Hebat, Sejumlah Mahasiswa KKN Nusantara Hasilkan Produk Olahan Kaya Nutrisi dari Daun Kelor di NTT

Beberapa waktu lalu, sejumlah mahasiswa di penjuru Nusantara menggelar program Kuliah Kerja Nyata (KKN) Nusantara 2020 .

Kuliah Kerja Nyata (KKN) Nusantara 2020 itu tersebar di beberapa daerah di Indonesia, seperti Ambon dan Nusa Tenggara Timur (NTT).

KKN Nusantara itu diikuti 28 Perguruan Tinggi Keagamaan Islam Negeri (PTKIN) se-Indonesia, terdiri dari 53 peserta dari tanggal 7 Januari-12 Februari 2020 telah selesai dilaksanakan.

Ada yang menarik, di antara sejumlah mahasiswa KKN Nusantara itu ada yang menciptakan kreasi hasil produk olahan kelor. Yaitu mahasiswa peserta KKN Nusantara di Desa Oeteta Kecaatan Sulamu, Kabupaten Kupang, Provinsi Nusa Tenggara Timur.

Adapun di antara mahasiswa KKN Nusantaran di Desa Oeteta NTT itu terdiri dari Nisa Afifah (UIN Sunan Gunung Djati Bandung), M.Fahrurrozi (UIN Mataram), Nur Kholis (UIN Surabaya), Bambang Irawan (UIN Riau), Yfa Alfiana IAIN Kudus, Wirdayanti (IAIN Palu), Maulidia Safitri (IAIAN Cirebon), dan Bagus Abdurrahim (IAIN Samrinda).

Kedelapan peserta KKN Nusantara bersama masyarakat setempat berhasil menciptakan kreasi produk olahan kelor Loreta Nusantara (Kelor Oetea Nusantara).

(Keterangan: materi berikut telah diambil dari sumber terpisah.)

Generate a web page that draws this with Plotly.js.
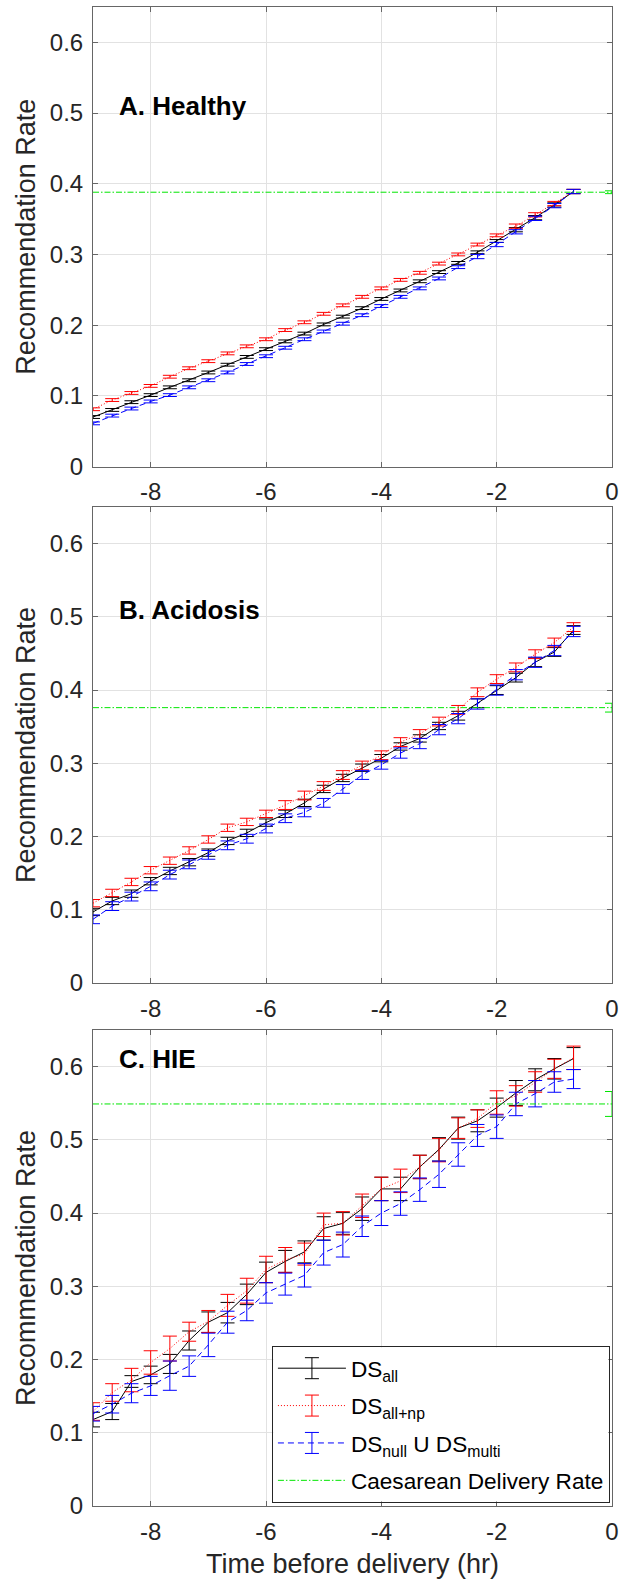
<!DOCTYPE html>
<html>
<head>
<meta charset="utf-8">
<script src="https://cdn.plot.ly/plotly-3.0.1.min.js"></script>
<style>html,body{margin:0;padding:0;background:#fff;} #chart{width:624px;height:1583px;}</style>
</head>
<body>
<div id="chart"></div>
<script>
// ---- data ----
const hours = [-9, -8.667, -8.333, -8, -7.667, -7.333, -7, -6.667, -6.333, -6, -5.667, -5.333, -5,
               -4.667, -4.333, -4, -3.667, -3.333, -3, -2.667, -2.333, -2, -1.667, -1.333, -1, -0.667];
const xTicks = [-8, -6, -4, -2, 0];
const panelTitles = ['A. Healthy', 'B. Acidosis', 'C. HIE'];
const seriesNames = ['DS<sub>all</sub>', 'DS<sub>all+np</sub>', 'DS<sub>null</sub> U DS<sub>multi</sub>', 'Caesarean Delivery Rate'];

// A. Healthy
const healthyAll   = [0.070,0.080,0.091,0.101,0.112,0.122,0.133,0.144,0.155,0.166,0.177,0.188,0.201,0.212,0.224,0.237,0.249,0.262,0.275,0.288,0.303,0.319,0.335,0.352,0.370,0.389];
const healthyAllNp = [0.081,0.094,0.104,0.114,0.127,0.139,0.149,0.160,0.170,0.180,0.193,0.204,0.216,0.228,0.240,0.252,0.264,0.274,0.287,0.300,0.314,0.327,0.340,0.356,0.372,0.389];
const healthyNull  = [0.061,0.072,0.082,0.092,0.101,0.112,0.122,0.133,0.145,0.156,0.168,0.180,0.191,0.202,0.214,0.227,0.240,0.252,0.266,0.282,0.297,0.314,0.332,0.351,0.369,0.389];
const healthyAllErr   = [0.002,0.002,0.002,0.002,0.002,0.002,0.002,0.002,0.002,0.002,0.002,0.002,0.002,0.002,0.002,0.002,0.002,0.002,0.002,0.002,0.002,0.002,0.003,0.003,0.003,0.003];
const healthyAllNpErr = [0.002,0.002,0.002,0.002,0.002,0.002,0.002,0.002,0.002,0.002,0.002,0.002,0.002,0.002,0.002,0.002,0.002,0.002,0.002,0.002,0.002,0.002,0.003,0.003,0.003,0.003];
const healthyNullErr  = [0.002,0.002,0.002,0.002,0.002,0.002,0.002,0.002,0.002,0.002,0.002,0.002,0.002,0.002,0.002,0.002,0.002,0.002,0.002,0.002,0.003,0.003,0.003,0.003,0.003,0.003];

// B. Acidosis
const acidAll   = [0.097,0.112,0.122,0.139,0.153,0.165,0.178,0.194,0.205,0.219,0.231,0.246,0.265,0.280,0.294,0.307,0.323,0.334,0.351,0.365,0.382,0.400,0.417,0.438,0.452,0.482];
const acidAllNp = [0.109,0.123,0.138,0.154,0.167,0.181,0.196,0.212,0.220,0.231,0.243,0.256,0.269,0.284,0.297,0.311,0.329,0.340,0.357,0.373,0.397,0.415,0.431,0.449,0.465,0.486];
const acidNull  = [0.087,0.105,0.118,0.132,0.148,0.162,0.175,0.188,0.197,0.211,0.225,0.233,0.246,0.265,0.284,0.298,0.314,0.327,0.346,0.361,0.381,0.400,0.421,0.438,0.454,0.480];
const acidAllErr   = [0.005,0.005,0.005,0.005,0.005,0.005,0.005,0.005,0.005,0.005,0.005,0.005,0.005,0.005,0.005,0.005,0.005,0.005,0.005,0.006,0.006,0.006,0.006,0.006,0.006,0.006];
const acidAllNpErr = [0.005,0.005,0.005,0.005,0.005,0.005,0.005,0.005,0.005,0.005,0.006,0.006,0.006,0.006,0.006,0.006,0.006,0.006,0.006,0.006,0.006,0.006,0.006,0.006,0.006,0.006];
const acidNullErr  = [0.006,0.006,0.006,0.006,0.006,0.006,0.006,0.006,0.006,0.006,0.006,0.006,0.006,0.006,0.006,0.006,0.007,0.007,0.007,0.007,0.007,0.007,0.007,0.007,0.007,0.007];

// C. HIE
const hieAll   = [0.118,0.129,0.170,0.179,0.194,0.226,0.251,0.264,0.289,0.319,0.334,0.347,0.379,0.386,0.406,0.433,0.433,0.463,0.487,0.516,0.526,0.544,0.564,0.582,0.597,0.611];
const hieAllNp = [0.129,0.155,0.172,0.196,0.215,0.238,0.252,0.274,0.294,0.323,0.336,0.344,0.384,0.386,0.410,0.433,0.444,0.463,0.486,0.516,0.529,0.551,0.560,0.579,0.597,0.612];
const hieNull  = [0.126,0.139,0.154,0.164,0.178,0.191,0.220,0.251,0.267,0.291,0.303,0.315,0.346,0.357,0.382,0.400,0.413,0.432,0.453,0.480,0.506,0.518,0.549,0.563,0.579,0.583];
const hieAllErr   = [0.010,0.011,0.008,0.012,0.013,0.013,0.014,0.014,0.014,0.014,0.015,0.015,0.016,0.015,0.016,0.016,0.016,0.016,0.016,0.015,0.015,0.013,0.017,0.015,0.014,0.015];
const hieAllNpErr = [0.012,0.012,0.016,0.016,0.017,0.013,0.015,0.015,0.017,0.018,0.017,0.015,0.016,0.016,0.016,0.016,0.016,0.016,0.016,0.014,0.012,0.016,0.014,0.014,0.013,0.016];
const hieNullErr  = [0.010,0.012,0.013,0.013,0.020,0.014,0.016,0.015,0.014,0.014,0.015,0.016,0.017,0.017,0.014,0.017,0.016,0.016,0.018,0.016,0.015,0.016,0.016,0.018,0.014,0.013];

// Caesarean delivery rate (value and error) per panel, drawn at x = 0
const caesareanRate = [0.388, 0.376, 0.549];
const caesareanErr  = [0.002, 0.006, 0.017];
const caesareanX = 0;

const panels = [
  {all: healthyAll, np: healthyAllNp, nul: healthyNull, allE: healthyAllErr, npE: healthyAllNpErr, nulE: healthyNullErr},
  {all: acidAll, np: acidAllNp, nul: acidNull, allE: acidAllErr, npE: acidAllNpErr, nulE: acidNullErr},
  {all: hieAll, np: hieAllNp, nul: hieNull, allE: hieAllErr, npE: hieAllNpErr, nulE: hieNullErr}
];

// ---- styling ----
const FONT = 'Liberation Sans, Arial, Helvetica, sans-serif';
const W = 624, H = 1583;
const M = {l: 93, r: 12, t: 7, b: 77};
const plotH = H - M.t - M.b;
const plotW = W - M.l - M.r;
const pxToPaperY = (py) => (H - M.b - py) / plotH;
const pxToPaperX = (px) => (px - M.l) / plotW;
// panel vertical extents in pixels (top, bottom)
const panelPx = [[7, 466.5], [507, 983], [1030, 1506]];

const colors = {all: '#000000', np: '#ff0000', nul: '#0000ff', cd: '#00e600'};
const dashes = {all: 'solid', np: '1px,2px', nul: '6px,4px', cd: '6px,2px,1.5px,2px'};
const CAP = 7;

const traces = [];
panels.forEach((p, i) => {
  const xa = i === 0 ? 'x' : 'x' + (i + 1);
  const ya = i === 0 ? 'y' : 'y' + (i + 1);
  const leg = i === 2;
  const mk = (y, e, key, name, grp) => ({
    type: 'scatter', mode: 'lines', x: hours, y: y, xaxis: xa, yaxis: ya,
    name: name, legendgroup: grp, showlegend: leg,
    line: {color: colors[key], width: 1, dash: dashes[key]},
    error_y: {type: 'data', array: e, visible: true, color: colors[key], thickness: 1, width: CAP}
  });
  traces.push(mk(p.all, p.allE, 'all', seriesNames[0], 'g1'));
  traces.push(mk(p.np, p.npE, 'np', seriesNames[1], 'g2'));
  traces.push(mk(p.nul, p.nulE, 'nul', seriesNames[2], 'g3'));
  traces.push({
    type: 'scatter', mode: 'lines', x: [hours[0], caesareanX], y: [caesareanRate[i], caesareanRate[i]],
    xaxis: xa, yaxis: ya, name: seriesNames[3], legendgroup: 'g4', showlegend: leg,
    line: {color: colors.cd, width: 1, dash: dashes.cd}
  });
  traces.push({
    type: 'scatter', mode: 'markers', x: [caesareanX], y: [caesareanRate[i]], xaxis: xa, yaxis: ya,
    showlegend: false, cliponaxis: false, marker: {size: 1, color: 'rgba(0,0,0,0)'},
    error_y: {type: 'data', array: [caesareanErr[i]], visible: true, color: colors.cd, thickness: 1, width: CAP}
  });
});

const axisLine = '#666666';
const tickFont = {family: FONT, size: 24, color: '#262626'};
const layout = {
  width: W, height: H, margin: M, paper_bgcolor: '#fff', plot_bgcolor: '#fff',
  showlegend: true,
  legend: {
    x: 0.996, y: 0.002, xanchor: 'right', yanchor: 'bottom',
    bgcolor: 'rgba(255,255,255,0)', bordercolor: '#262626', borderwidth: 1,
    font: {family: FONT, size: 22.6, color: '#000'},
    itemwidth: 68, tracegroupgap: 5, traceorder: 'grouped'
  },
  annotations: [], shapes: []
};
for (let i = 0; i < 3; i++) {
  const sfx = i === 0 ? '' : String(i + 1);
  const dom = [pxToPaperY(panelPx[i][1]), pxToPaperY(panelPx[i][0])];
  const xa = {
    anchor: 'y' + sfx, domain: [0, 1], range: [-9, 0], tickvals: xTicks, ticktext: xTicks.map(String),
    showline: true, mirror: 'ticks', linecolor: axisLine, linewidth: 1,
    ticks: 'inside', ticklen: 5, tickcolor: axisLine, tickwidth: 1,
    showgrid: true, gridcolor: '#e2e2e2', gridwidth: 1, zeroline: false,
    tickfont: tickFont, ticklabelstandoff: 4
  };
  if (i === 2) xa.title = {text: 'Time before delivery (hr)', font: {family: FONT, size: 27, color: '#262626'}, standoff: 10};
  layout['xaxis' + sfx] = xa;
  layout['yaxis' + sfx] = {
    anchor: 'x' + sfx, domain: dom, range: [0, 0.65], tick0: 0, dtick: 0.1,
    showline: true, mirror: 'ticks', linecolor: axisLine, linewidth: 1,
    ticks: 'inside', ticklen: 5, tickcolor: axisLine, tickwidth: 1,
    showgrid: true, gridcolor: '#e2e2e2', gridwidth: 1, zeroline: false,
    tickfont: tickFont, ticklabelstandoff: 4,
    title: {text: 'Recommendation Rate', font: {family: FONT, size: 27, color: '#262626'}, standoff: 6}
  };
  layout.annotations.push({
    xref: 'x' + sfx, yref: 'y' + sfx, x: -8.58, y: i === 2 ? 0.61 : 0.51,
    xanchor: 'left', yanchor: 'middle', showarrow: false,
    text: '<b>' + panelTitles[i] + '</b>', font: {family: FONT, size: 26, color: '#000'}
  });
}

Plotly.newPlot('chart', traces, layout, {displayModeBar: false, staticPlot: true}).then(gd => {
  // white backing for the legend and error-bar glyphs on the legend samples
  const root = gd.getBoundingClientRect();
  const bgEl = gd.querySelector('.legend rect.bg');
  if (!bgEl) return;
  const bg = bgEl.getBoundingClientRect();
  const shapes = [{
    type: 'rect', xref: 'paper', yref: 'paper', layer: 'above',
    x0: pxToPaperX(bg.left - root.left + 1), x1: pxToPaperX(bg.right - root.left - 1),
    y0: pxToPaperY(bg.bottom - root.top - 1), y1: pxToPaperY(bg.top - root.top + 1),
    fillcolor: '#ffffff', line: {width: 0}
  }];
  gd.querySelectorAll('.legend .traces').forEach(it => {
    const d = it.__data__ && it.__data__[0];
    const tr = d && d.trace;
    if (!tr || !tr.error_y || !tr.error_y.visible) return;
    const ln = it.querySelector('path.js-line');
    if (!ln) return;
    const r = ln.getBoundingClientRect();
    const cx = (r.left + r.right) / 2 - root.left;
    const cy = (r.top + r.bottom) / 2 - root.top;
    const base = {xref: 'paper', yref: 'paper', xsizemode: 'pixel', ysizemode: 'pixel',
                  xanchor: pxToPaperX(cx), yanchor: pxToPaperY(cy),
                  type: 'line', line: {color: tr.line.color, width: 1}, layer: 'above'};
    shapes.push(Object.assign({}, base, {x0: 0, x1: 0, y0: -10.5, y1: 10.5}));
    shapes.push(Object.assign({}, base, {x0: -CAP, x1: CAP, y0: 10.5, y1: 10.5}));
    shapes.push(Object.assign({}, base, {x0: -CAP, x1: CAP, y0: -10.5, y1: -10.5}));
  });
  return Plotly.relayout(gd, {shapes: shapes});
});
</script>
</body>
</html>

Untuk menghasilkan produk olahan kelor itu, tentu saja sebelumnya mereka telah melakukan pelatihan olahan kelor, sosisalisasi dan penanaman kelor bertajuk “Kelor Pemersatu Bangsa”.

Nisa Afifah, Jurusan Hukum Pidana Islam Fakultas Syari’ah dan Hukum UIN SGD Bandung menuturkan daun kelor dipilih menjadi bahan utama dalam produk olahan itu karena kaya akan nutrisi.

Adapun agar tampilan menarik dan bernilai daya jual, mereka pun menyulap olahan daun kelor itu menjadi Stick Kelor.

“Alhamdulillah KKN Nusantara di Desa Oeteta sudah selesai dan menghasilkan produk Loreta Nusantara. Karena Desa Oeteta kaya akan Kelor. Produk stick kelor yang diberi nama Loreta Nusantara itu singkatan dari Kelor Oetea Nusantara, mengambil Nusantara karena mama-mama membuatnya dengan mahasiswa KKN Nusantara,” tegasnya, Selasa (18/02/2020) melalui pers rilis yang diterima Tribunjabar.id.

Kelor, tanaman yang mudah ditanam masyarakat dan tidak perlu memakai pupuk yang ribet dan tidak boleh memakai pestisida. “Meski masyarakat menganggap kelor sebagai tanaman pengusir setan. Padahal kelor sendiri kaya akan nutrisi,” jelasnya.

Supaya hasil olahan produksi itu tersampaikan, mereka pun sembari berupaya memberikan edukasi tentang tanaman kelor.

Para peserta KKN Nusantara di Desa Oeteta NTT itu melakukan berbagai acara mulai dari pelatihan olahan kelor, sosisalisasi, sampai penanaman kelor bersama.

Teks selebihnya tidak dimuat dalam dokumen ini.